Das Leiden im frühen Französischunterricht
Wie viel Deutsch braucht es, bevor man sinnvollerweise mit Fremdsprachen beginnt? Beeinflusst das Erlernen von Fremdsprachen nicht umgekehrt die Kompetenz in Deutsch positiv? So und ähnlich lauten die Fragen. Zu sprachlastig sei die Primarstufe, kritisieren die Initianten. So komme das Interesse der Schüler an Naturwissenschaft, Geschichte und Technik zu kurz. Generell überfordere und entmutige der Fremdsprachenunterricht die Schüler. Fragt sich nur, ob die Motivation in der Sekundarstufe grösser wäre und ob dort andere wichtige Inhalte nicht ebenso Gefahr liefen, verdrängt zu werden. Letztlich geht es in diesen Diskussionen um die Frage, welcher Fächer- und Themenmix in welcher Phase der Volksschulbildung am sinnvollsten ist. Die Antwort muss primär aus der Schule kommen. Dort kollidieren die gesellschaftlichen Erwartungen mit den pädagogischen Alltagserfahrungen. Im Kanton Zürich wird das laufende Vernehmlassungsverfahren zum Lehrplan 21 ein Ergebnis liefern.

Trotzdem kann die Lösung der Fremdsprachenfrage nicht einfach an die Schule delegiert werden. Wir leben in einem Land, in dem nicht vier, sondern hundert Sprachen gesprochen werden. Wir bewegen uns im Pendlerzug, auf dem Sportplatz, im Büro und auf dem Pausenplatz in einer polyglotten Gesellschaft. Von der Schule muss erwartet werden, dass sie nicht nur dafür sorgt, dass Deutschschweizer und Romands sich untereinander in einer Landessprache austauschen und mit dem Rest der Welt auf Englisch verständigen können. Sie muss Lust auf mehr erzeugen, dazu anregen, sich auch auf andere Sprachen und die dahintersteckenden Kulturen einzulassen, auch ohne Anspruch auf Perfektion. Sie muss, würden die Wissenschafter sagen, den Boden für die funktionale Mehrsprachigkeit unserer Gesellschaft bereiten.
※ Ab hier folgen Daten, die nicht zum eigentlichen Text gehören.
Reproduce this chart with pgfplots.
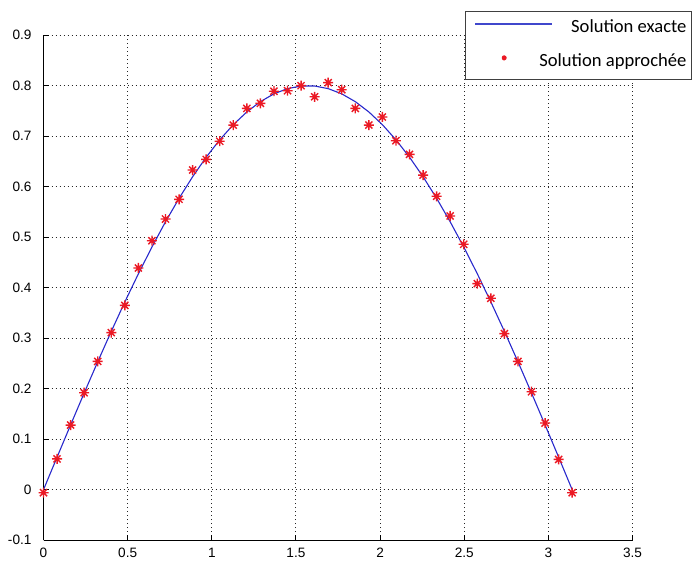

Wie aber will sie dieses Ziel erreichen, wenn es ihr in einem Vierteljahrhundert mit Frühfranzösisch nicht gelungen ist, bei Lehrern und Schülern verbreitet Begeisterung oder wenigstens Freude am Kennenlernen des Nachbarn und seiner Sprache zu wecken? Mit der Verlegung des Unterrichts auf die Sekundarstufe kommt man diesem Ziel nicht näher. Und die Feststellung, man gelange nur mit wenigstens sechs Wochenstunden auf einen grünen Zweig, hilft nicht weiter. Ihr kann auf keiner Volksschulstufe entsprochen werden. Verbessern lässt sich die Motivation von Lehrkräften und Schülern auf zwei Weisen. Erstens muss der Unterricht stärker auf das Erleben statt das Erlernen einer Sprache setzen. Dazu gehören das Sprechen, das Hören und das Schreiben in realen Situationen statt in abstrakten Rollenspielen, aber auch wechselseitige Besuche und Sprachaustausch. Französisch darf sich nicht wie ein Berg von unbewältigtem Lernstoff anfühlen. Deshalb sind zweitens die Erwartungen realistischer einzuschätzen. Von Primarschülern grammatikalische Kompetenzen einzufordern, die ihnen nicht zugänglich sind, ist kontraproduktiv. Für viele Schüler endet der Fremdsprachenunterricht nach der Volksschule. Wenn diese bis dann ein persönliches Maximum an sprachlichen Fähigkeiten erworben und dabei die Lust nicht verloren haben, hat die Schule alles richtig gemacht.